* [AIM OF THE EXERCISE] Print the listing as it stands, omitting all images.

* [DATA EXCERPT]
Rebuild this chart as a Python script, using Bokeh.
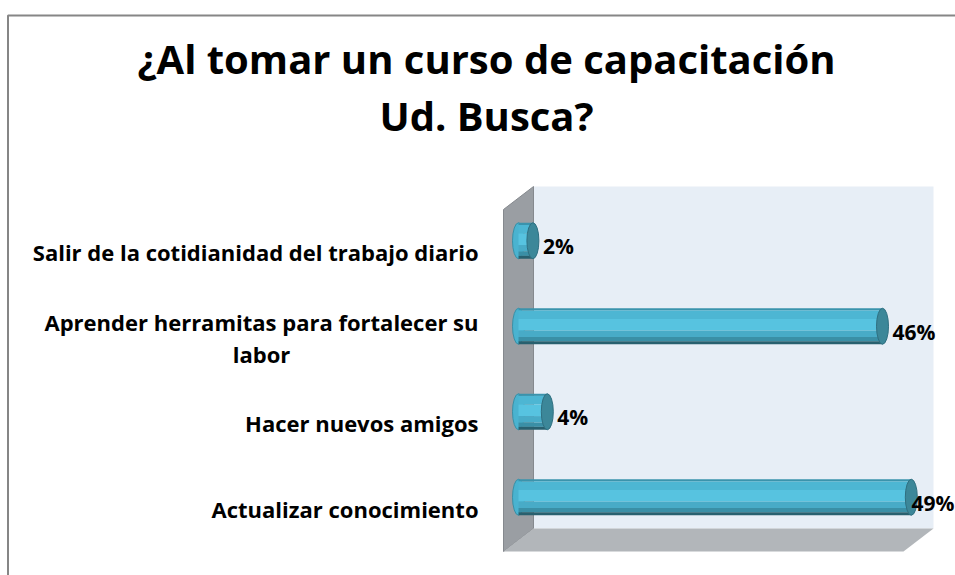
from bokeh.plotting import figure
from bokeh.models import Range1d
from bokeh.core.properties import value
from bokeh.embed import file_html
from bokeh.resources import INLINE

# ---------------- data ----------------
title_lines = ["¿Al tomar un curso de capacitación", "Ud. Busca?"]
categories = [
    "Actualizar conocimiento",
    "Hacer nuevos amigos",
    "Aprender herramitas para fortalecer su\nlabor",
    "Salir de la cotidianidad del trabajo diario",
]
values = [49.1, 3.6, 45.5, 1.8]          # percent
value_labels = ["49%", "4%", "46%", "2%"]
axis_max = 50

# ---------------- layout ----------------
W, H = 955, 575
PX = 8.0      # pixels per percent
PY = 85.5     # pixels per category
X0 = 518.0    # canvas px of 0 %
Y0 = 496.75   # canvas px of first category (mid depth)


def fx(px):
    return (px - X0) / PX


def fy(py):
    return (Y0 - py) / PY


DX = 15 / PX          # half depth of the 3-D box (x)
DY = 11.5 / PY        # half depth of the 3-D box (y)
bar_h = 36 / PY
cap_w = 12 / PX
FONT = value("Open Sans")

p = figure(width=W, height=H, output_backend="svg", toolbar_location=None,
           x_range=Range1d(fx(0), fx(W)), y_range=Range1d(fy(H), fy(0)),
           x_axis_type=None, y_axis_type=None, min_border=0)
p.outline_line_color = None
p.background_fill_color = "white"
p.border_fill_color = "white"
p.grid.visible = False

n = len(categories)
ys = list(range(n))

# ---- 3-D walls ----
p.quad(left=[DX], right=[axis_max + DX], bottom=[-0.5 + DY], top=[n - 0.5 + DY],
       fill_color="#E7EEF6", line_color=None)
p.patch([-DX, -DX, DX, DX], [-0.5 - DY, n - 0.5 - DY, n - 0.5 + DY, -0.5 + DY],
        fill_color="#9A9EA3", line_color="#85898E", line_width=1)
p.patch([-DX, DX, axis_max + DX, axis_max - DX],
        [-0.5 - DY, -0.5 + DY, -0.5 + DY, -0.5 - DY],
        fill_color="#B2B6BA", line_color=None)

# ---- cylinders ----
p.ellipse(x=[0] * n, y=ys, width=cap_w, height=bar_h,
          fill_color="#4AB3D0", line_color="#3A8FA6", line_width=1)
bands = [(0.00, 0.06, "#3A93AC"), (0.06, 0.30, "#4DB6D3"), (0.30, 0.62, "#57C3E0"),
         (0.62, 0.80, "#48ABC7"), (0.80, 0.92, "#3A8FA6"), (0.92, 1.00, "#28606F")]
for f0, f1, col in bands:
    p.rect(x=[v / 2 for v in values],
           y=[y + bar_h / 2 - (f0 + f1) / 2 * bar_h for y in ys],
           width=values, height=(f1 - f0) * bar_h,
           fill_color=col, line_color=None)
p.ellipse(x=values, y=ys, width=cap_w, height=bar_h,
          fill_color="#3C8799", line_color="#2F6F80", line_width=1)

# ---- value labels ----
lab_x = [min(v + cap_w / 2 + 4 / PX, axis_max + DX - 22 / PX) for v in values]
p.text(x=lab_x, y=[y - 5.5 / PY for y in ys], text=value_labels,
       anchor="center_left", text_font=FONT,
       text_font_style="bold", text_font_size="21px", text_color="black")

# ---- category labels ----
p.text(x=[fx(478)] * n, y=[y - DY for y in ys], text=categories,
       anchor="center_right", text_align="center", text_font=FONT,
       text_font_style="bold", text_font_size="22px", text_color="black",
       text_line_height=1.05)

# ---- title ----
p.text(x=[fx(486)] * 2, y=[fy(58), fy(115)], text=title_lines,
       anchor="center", text_font=FONT,
       text_font_style="bold", text_font_size="40px", text_color="black")

# ---- chart border ----
p.line(x=[fx(7.5), fx(7.5), fx(W + 5)], y=[fy(H + 5), fy(15), fy(15)],
       line_color="#868686", line_width=2)

open("out.html", "w").write(file_html(p, INLINE))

* [EXPECTED ANSWER]
Rebuild this chart as a Python script, using Bokeh.
from bokeh.plotting import figure
from bokeh.models import Range1d
from bokeh.core.properties import value
from bokeh.embed import file_html
from bokeh.resources import INLINE

# ---------------- data ----------------
title_lines = ["¿Al tomar un curso de capacitación", "Ud. Busca?"]
categories = [
    "Actualizar conocimiento",
    "Hacer nuevos amigos",
    "Aprender herramitas para fortalecer su\nlabor",
    "Salir de la cotidianidad del trabajo diario",
]
values = [49.1, 3.6, 45.5, 1.8]          # percent
value_labels = ["49%", "4%", "46%", "2%"]
axis_max = 50

# ---------------- layout ----------------
W, H = 955, 575
PX = 8.0      # pixels per percent
PY = 85.5     # pixels per category
X0 = 518.0    # canvas px of 0 %
Y0 = 496.75   # canvas px of first category (mid depth)


def fx(px):
    return (px - X0) / PX


def fy(py):
    return (Y0 - py) / PY


DX = 15 / PX          # half depth of the 3-D box (x)
DY = 11.5 / PY        # half depth of the 3-D box (y)
bar_h = 36 / PY
cap_w = 12 / PX
FONT = value("Open Sans")

p = figure(width=W, height=H, output_backend="svg", toolbar_location=None,
           x_range=Range1d(fx(0), fx(W)), y_range=Range1d(fy(H), fy(0)),
           x_axis_type=None, y_axis_type=None, min_border=0)
p.outline_line_color = None
p.background_fill_color = "white"
p.border_fill_color = "white"
p.grid.visible = False

n = len(categories)
ys = list(range(n))

# ---- 3-D walls ----
p.quad(left=[DX], right=[axis_max + DX], bottom=[-0.5 + DY], top=[n - 0.5 + DY],
       fill_color="#E7EEF6", line_color=None)
p.patch([-DX, -DX, DX, DX], [-0.5 - DY, n - 0.5 - DY, n - 0.5 + DY, -0.5 + DY],
        fill_color="#9A9EA3", line_color="#85898E", line_width=1)
p.patch([-DX, DX, axis_max + DX, axis_max - DX],
        [-0.5 - DY, -0.5 + DY, -0.5 + DY, -0.5 - DY],
        fill_color="#B2B6BA", line_color=None)

# ---- cylinders ----
p.ellipse(x=[0] * n, y=ys, width=cap_w, height=bar_h,
          fill_color="#4AB3D0", line_color="#3A8FA6", line_width=1)
bands = [(0.00, 0.06, "#3A93AC"), (0.06, 0.30, "#4DB6D3"), (0.30, 0.62, "#57C3E0"),
         (0.62, 0.80, "#48ABC7"), (0.80, 0.92, "#3A8FA6"), (0.92, 1.00, "#28606F")]
for f0, f1, col in bands:
    p.rect(x=[v / 2 for v in values],
           y=[y + bar_h / 2 - (f0 + f1) / 2 * bar_h for y in ys],
           width=values, height=(f1 - f0) * bar_h,
           fill_color=col, line_color=None)
p.ellipse(x=values, y=ys, width=cap_w, height=bar_h,
          fill_color="#3C8799", line_color="#2F6F80", line_width=1)

# ---- value labels ----
lab_x = [min(v + cap_w / 2 + 4 / PX, axis_max + DX - 22 / PX) for v in values]
p.text(x=lab_x, y=[y - 5.5 / PY for y in ys], text=value_labels,
       anchor="center_left", text_font=FONT,
       text_font_style="bold", text_font_size="21px", text_color="black")

# ---- category labels ----
p.text(x=[fx(478)] * n, y=[y - DY for y in ys], text=categories,
       anchor="center_right", text_align="center", text_font=FONT,
       text_font_style="bold", text_font_size="22px", text_color="black",
       text_line_height=1.05)

# ---- title ----
p.text(x=[fx(486)] * 2, y=[fy(58), fy(115)], text=title_lines,
       anchor="center", text_font=FONT,
       text_font_style="bold", text_font_size="40px", text_color="black")

# ---- chart border ----
p.line(x=[fx(7.5), fx(7.5), fx(W + 5)], y=[fy(H + 5), fy(15), fy(15)],
       line_color="#868686", line_width=2)

open("out.html", "w").write(file_html(p, INLINE))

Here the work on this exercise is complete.